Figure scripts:
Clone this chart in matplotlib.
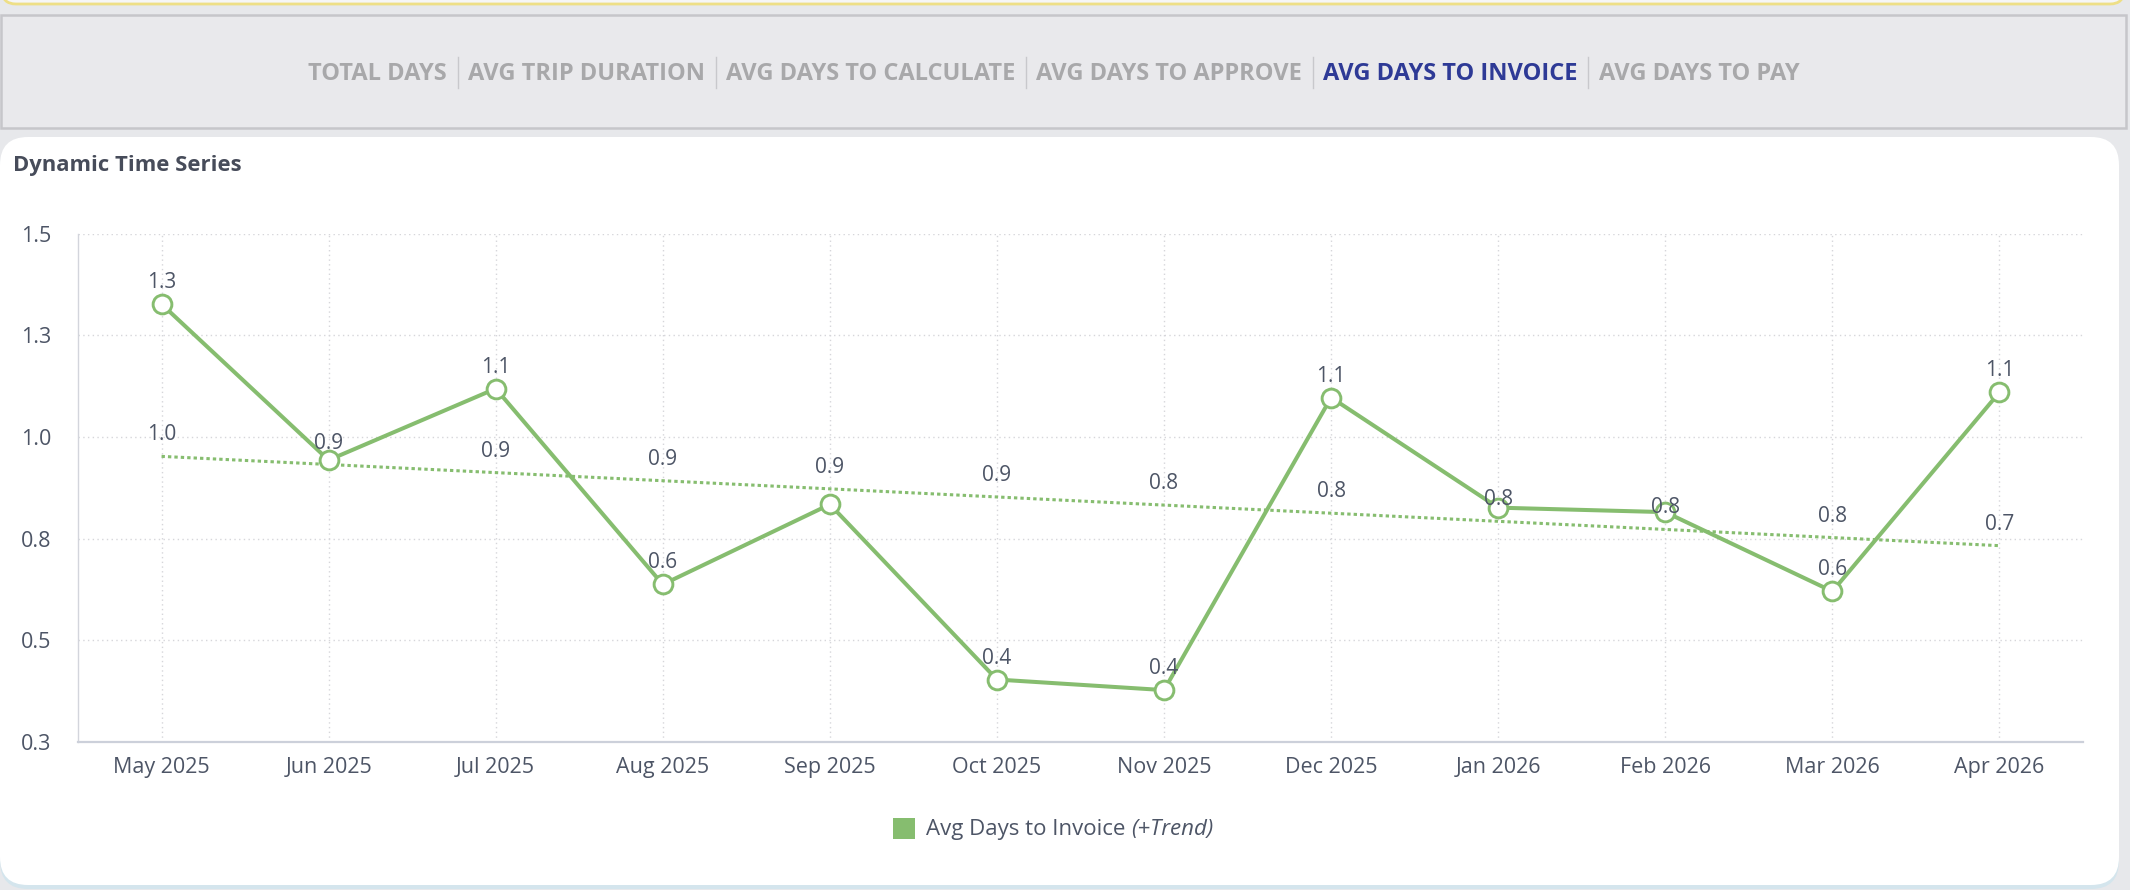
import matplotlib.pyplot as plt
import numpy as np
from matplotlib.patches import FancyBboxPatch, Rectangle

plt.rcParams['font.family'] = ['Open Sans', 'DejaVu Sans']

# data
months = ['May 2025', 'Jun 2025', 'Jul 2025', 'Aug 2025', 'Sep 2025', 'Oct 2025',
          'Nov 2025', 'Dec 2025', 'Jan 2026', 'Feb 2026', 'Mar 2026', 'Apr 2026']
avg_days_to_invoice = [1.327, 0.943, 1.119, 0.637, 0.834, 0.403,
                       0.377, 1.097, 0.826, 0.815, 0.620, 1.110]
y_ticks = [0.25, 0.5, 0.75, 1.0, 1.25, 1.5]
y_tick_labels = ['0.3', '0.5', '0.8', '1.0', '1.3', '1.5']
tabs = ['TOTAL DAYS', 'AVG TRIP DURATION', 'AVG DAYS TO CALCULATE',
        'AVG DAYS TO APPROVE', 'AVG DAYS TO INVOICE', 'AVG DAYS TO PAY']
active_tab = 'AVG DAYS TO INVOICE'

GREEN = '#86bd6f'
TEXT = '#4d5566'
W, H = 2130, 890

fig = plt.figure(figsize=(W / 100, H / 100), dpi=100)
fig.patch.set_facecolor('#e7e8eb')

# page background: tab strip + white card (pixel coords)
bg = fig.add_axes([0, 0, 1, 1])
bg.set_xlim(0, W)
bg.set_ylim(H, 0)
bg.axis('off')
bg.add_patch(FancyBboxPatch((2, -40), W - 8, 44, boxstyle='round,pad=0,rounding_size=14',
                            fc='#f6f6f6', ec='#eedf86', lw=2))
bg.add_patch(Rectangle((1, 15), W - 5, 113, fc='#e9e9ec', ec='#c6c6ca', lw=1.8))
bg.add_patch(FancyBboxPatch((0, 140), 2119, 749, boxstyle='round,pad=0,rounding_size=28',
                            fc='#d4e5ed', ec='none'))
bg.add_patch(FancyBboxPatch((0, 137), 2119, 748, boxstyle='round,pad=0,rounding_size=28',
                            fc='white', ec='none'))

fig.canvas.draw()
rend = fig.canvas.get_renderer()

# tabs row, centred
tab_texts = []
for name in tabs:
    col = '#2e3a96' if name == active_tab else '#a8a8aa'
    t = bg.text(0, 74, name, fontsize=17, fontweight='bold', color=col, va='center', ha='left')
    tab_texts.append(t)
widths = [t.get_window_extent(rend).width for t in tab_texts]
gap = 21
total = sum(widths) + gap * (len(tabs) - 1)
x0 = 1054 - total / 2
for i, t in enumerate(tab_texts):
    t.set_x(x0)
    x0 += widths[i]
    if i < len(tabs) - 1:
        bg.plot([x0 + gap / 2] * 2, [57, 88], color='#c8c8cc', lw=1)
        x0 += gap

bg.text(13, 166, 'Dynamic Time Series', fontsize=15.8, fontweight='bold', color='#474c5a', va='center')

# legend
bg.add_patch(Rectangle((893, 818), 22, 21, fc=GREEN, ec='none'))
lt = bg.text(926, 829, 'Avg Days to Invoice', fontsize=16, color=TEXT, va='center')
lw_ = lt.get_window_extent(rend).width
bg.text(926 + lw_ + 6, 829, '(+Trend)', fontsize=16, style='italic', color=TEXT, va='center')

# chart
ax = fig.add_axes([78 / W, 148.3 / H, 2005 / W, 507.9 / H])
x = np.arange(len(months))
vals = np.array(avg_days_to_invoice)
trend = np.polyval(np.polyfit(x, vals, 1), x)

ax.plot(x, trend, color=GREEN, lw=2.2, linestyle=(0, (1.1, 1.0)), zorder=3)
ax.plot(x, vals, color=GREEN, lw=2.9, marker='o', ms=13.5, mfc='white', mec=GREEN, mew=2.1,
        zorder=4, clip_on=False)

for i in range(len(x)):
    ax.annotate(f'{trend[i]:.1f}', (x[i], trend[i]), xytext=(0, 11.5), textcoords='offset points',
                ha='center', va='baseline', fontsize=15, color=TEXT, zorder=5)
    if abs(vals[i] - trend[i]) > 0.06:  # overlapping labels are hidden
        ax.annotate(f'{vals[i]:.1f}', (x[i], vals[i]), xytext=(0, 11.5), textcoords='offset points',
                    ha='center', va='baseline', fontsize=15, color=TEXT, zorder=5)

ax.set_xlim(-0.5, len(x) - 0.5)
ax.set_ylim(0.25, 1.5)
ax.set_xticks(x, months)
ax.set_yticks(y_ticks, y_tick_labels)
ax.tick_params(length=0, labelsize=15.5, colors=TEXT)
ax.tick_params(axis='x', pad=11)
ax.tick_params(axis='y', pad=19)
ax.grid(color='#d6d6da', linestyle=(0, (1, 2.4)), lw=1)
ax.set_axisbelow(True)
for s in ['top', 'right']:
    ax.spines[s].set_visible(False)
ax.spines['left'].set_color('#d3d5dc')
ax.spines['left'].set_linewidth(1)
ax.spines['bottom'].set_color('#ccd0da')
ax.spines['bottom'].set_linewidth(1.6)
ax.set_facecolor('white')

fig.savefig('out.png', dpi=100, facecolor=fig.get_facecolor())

==

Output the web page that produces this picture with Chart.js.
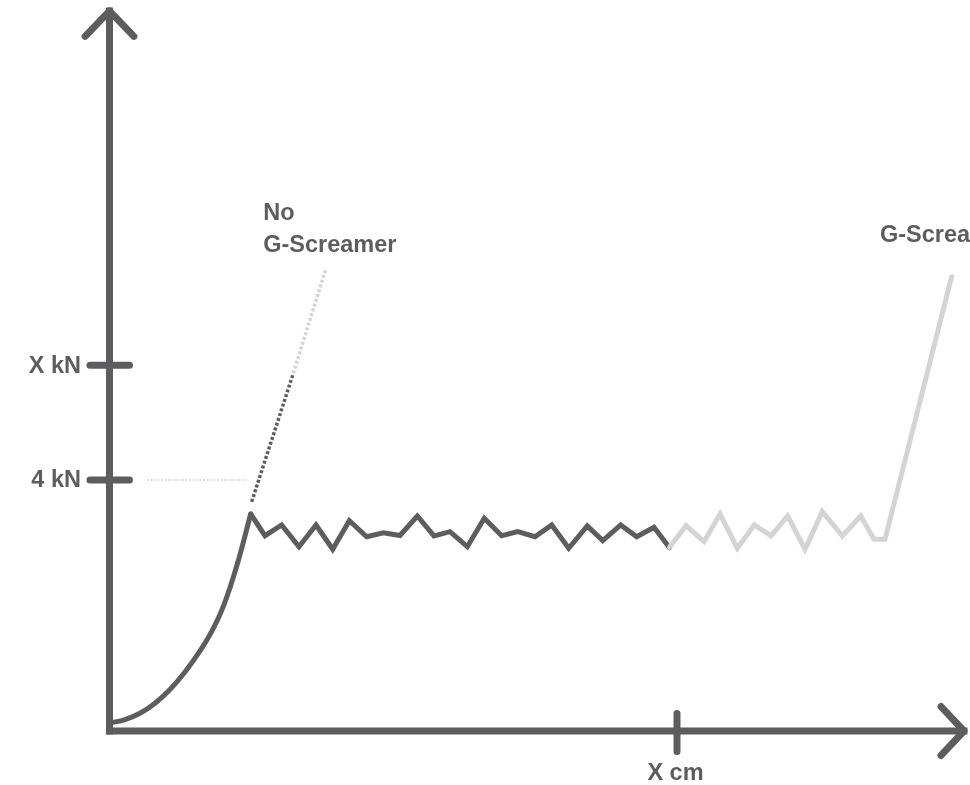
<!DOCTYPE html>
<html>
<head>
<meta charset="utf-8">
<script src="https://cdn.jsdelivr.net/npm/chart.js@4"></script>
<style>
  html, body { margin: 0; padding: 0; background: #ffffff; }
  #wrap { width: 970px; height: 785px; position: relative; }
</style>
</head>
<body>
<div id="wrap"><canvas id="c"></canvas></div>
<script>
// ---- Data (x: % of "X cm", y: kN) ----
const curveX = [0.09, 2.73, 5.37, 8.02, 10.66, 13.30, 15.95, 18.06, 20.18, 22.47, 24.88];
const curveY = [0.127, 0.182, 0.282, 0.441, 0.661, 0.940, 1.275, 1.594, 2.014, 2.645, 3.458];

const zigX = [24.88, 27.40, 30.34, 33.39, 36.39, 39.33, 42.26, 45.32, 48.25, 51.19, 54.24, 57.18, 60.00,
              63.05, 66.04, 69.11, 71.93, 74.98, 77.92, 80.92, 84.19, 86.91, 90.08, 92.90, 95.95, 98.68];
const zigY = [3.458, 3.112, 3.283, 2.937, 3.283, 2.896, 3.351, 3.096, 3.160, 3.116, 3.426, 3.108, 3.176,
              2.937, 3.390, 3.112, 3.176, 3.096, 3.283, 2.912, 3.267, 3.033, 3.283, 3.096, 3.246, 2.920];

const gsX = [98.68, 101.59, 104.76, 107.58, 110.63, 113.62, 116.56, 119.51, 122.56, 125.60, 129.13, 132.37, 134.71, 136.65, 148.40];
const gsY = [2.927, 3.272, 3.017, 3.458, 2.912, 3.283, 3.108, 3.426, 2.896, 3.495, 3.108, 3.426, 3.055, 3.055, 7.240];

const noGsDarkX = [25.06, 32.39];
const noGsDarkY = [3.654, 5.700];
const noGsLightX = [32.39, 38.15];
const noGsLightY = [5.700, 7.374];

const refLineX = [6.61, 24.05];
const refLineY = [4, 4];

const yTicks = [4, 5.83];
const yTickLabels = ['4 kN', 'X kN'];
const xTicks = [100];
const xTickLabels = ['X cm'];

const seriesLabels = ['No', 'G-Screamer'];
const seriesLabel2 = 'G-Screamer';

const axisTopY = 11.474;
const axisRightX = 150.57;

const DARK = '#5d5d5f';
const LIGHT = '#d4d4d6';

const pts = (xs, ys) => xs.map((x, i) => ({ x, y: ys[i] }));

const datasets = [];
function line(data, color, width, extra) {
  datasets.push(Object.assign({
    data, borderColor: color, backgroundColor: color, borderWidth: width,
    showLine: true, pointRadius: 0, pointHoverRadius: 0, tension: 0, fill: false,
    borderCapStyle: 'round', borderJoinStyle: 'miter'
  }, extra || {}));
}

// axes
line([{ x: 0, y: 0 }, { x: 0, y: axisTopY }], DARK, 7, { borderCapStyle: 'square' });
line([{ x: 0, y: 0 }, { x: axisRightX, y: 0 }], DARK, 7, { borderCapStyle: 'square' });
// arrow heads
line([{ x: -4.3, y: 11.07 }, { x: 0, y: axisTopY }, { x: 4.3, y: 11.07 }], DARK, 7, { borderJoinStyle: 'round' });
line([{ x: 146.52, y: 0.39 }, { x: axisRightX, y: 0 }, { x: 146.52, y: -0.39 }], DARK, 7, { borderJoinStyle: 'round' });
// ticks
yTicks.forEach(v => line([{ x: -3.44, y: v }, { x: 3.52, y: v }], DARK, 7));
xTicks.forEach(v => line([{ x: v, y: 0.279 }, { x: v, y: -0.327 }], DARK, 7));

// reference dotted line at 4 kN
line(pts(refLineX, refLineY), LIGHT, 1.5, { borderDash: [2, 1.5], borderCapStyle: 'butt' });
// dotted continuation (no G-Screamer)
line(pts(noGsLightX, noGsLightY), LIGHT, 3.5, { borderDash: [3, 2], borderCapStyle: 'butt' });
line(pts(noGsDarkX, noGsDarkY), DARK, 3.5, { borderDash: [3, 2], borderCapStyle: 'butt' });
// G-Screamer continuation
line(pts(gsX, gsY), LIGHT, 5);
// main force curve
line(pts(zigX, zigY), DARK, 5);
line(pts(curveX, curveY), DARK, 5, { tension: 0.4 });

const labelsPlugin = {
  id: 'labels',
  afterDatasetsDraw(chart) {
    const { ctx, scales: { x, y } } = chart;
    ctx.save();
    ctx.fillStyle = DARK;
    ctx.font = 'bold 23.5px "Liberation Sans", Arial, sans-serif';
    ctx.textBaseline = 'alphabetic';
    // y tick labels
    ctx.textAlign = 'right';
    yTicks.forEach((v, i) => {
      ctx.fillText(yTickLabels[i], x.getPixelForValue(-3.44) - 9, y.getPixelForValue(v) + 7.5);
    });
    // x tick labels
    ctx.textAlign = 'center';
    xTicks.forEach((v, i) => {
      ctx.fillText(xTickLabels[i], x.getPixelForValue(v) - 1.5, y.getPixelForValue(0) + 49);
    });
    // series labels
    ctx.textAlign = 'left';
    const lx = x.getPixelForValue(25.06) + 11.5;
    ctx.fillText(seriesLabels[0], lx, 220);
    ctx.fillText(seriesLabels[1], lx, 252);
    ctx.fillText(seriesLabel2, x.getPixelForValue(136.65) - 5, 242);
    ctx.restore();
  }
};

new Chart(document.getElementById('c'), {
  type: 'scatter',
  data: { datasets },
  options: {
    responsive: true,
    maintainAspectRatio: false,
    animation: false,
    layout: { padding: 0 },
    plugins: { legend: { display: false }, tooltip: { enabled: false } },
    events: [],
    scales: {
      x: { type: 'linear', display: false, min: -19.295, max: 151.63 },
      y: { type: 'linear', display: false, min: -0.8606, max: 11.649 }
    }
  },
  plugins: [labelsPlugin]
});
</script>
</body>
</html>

---

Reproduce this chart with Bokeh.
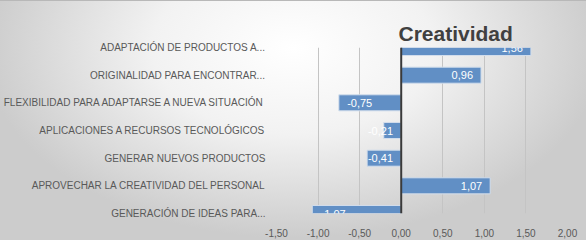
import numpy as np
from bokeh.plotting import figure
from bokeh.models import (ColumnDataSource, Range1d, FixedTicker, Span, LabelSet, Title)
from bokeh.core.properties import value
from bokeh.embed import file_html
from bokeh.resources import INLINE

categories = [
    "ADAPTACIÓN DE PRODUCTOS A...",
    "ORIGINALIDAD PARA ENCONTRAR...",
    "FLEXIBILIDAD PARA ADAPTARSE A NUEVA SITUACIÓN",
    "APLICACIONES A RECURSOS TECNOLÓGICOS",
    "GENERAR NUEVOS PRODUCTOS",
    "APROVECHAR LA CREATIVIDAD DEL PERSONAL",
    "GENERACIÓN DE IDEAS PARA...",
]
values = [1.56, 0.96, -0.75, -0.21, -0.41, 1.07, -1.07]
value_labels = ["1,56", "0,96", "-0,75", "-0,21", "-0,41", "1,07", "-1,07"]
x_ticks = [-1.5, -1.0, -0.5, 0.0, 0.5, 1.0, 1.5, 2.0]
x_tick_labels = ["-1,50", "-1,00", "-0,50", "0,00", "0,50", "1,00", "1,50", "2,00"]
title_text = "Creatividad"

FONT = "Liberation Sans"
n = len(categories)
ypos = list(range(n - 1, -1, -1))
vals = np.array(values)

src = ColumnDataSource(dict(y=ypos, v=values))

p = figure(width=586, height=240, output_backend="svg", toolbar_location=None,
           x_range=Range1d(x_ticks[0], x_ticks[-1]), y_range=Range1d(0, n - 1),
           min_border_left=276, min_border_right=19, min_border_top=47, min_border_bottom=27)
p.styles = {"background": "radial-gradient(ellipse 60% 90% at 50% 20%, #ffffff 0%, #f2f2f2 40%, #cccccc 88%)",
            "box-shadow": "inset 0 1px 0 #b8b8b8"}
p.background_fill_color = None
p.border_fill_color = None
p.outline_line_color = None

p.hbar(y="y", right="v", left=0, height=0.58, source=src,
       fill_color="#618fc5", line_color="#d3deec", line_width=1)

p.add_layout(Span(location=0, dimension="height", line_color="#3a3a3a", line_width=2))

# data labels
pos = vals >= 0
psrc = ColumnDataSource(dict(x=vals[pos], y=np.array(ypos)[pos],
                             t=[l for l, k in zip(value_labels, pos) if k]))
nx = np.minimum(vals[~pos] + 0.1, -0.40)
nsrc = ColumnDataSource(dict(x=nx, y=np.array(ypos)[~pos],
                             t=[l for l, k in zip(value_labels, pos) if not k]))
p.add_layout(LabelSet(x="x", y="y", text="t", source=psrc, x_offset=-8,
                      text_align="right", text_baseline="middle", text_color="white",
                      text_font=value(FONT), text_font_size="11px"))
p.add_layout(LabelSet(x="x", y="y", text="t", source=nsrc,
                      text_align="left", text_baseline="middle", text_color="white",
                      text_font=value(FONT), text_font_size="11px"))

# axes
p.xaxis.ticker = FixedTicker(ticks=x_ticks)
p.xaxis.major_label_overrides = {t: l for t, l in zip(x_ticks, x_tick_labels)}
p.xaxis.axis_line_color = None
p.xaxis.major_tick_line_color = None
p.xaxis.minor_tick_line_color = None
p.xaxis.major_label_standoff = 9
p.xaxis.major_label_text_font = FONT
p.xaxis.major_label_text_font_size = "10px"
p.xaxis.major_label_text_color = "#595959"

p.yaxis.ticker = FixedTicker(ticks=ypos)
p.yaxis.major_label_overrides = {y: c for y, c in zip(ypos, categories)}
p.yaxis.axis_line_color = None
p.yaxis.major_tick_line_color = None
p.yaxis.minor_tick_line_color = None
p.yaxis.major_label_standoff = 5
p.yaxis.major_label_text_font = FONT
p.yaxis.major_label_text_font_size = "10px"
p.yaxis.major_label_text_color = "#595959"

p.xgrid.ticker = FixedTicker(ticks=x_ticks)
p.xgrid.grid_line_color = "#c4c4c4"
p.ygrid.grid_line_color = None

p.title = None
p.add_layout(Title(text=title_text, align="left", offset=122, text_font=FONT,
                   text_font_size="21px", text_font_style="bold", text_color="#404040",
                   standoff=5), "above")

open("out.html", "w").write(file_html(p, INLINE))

> _THE PROBLEM_
Look above for the line with "Clone this chart in matplotlib." and copy exactly from it through the line with "plt.rcParams['font.family'] = ['Open", both included. Omit the pictures.

> _SOLUTION_
Clone this chart in matplotlib.
import matplotlib.pyplot as plt
import numpy as np
from matplotlib.patches import FancyBboxPatch, Rectangle

plt.rcParams['font.family'] = ['Open Sans', 'DejaVu Sans']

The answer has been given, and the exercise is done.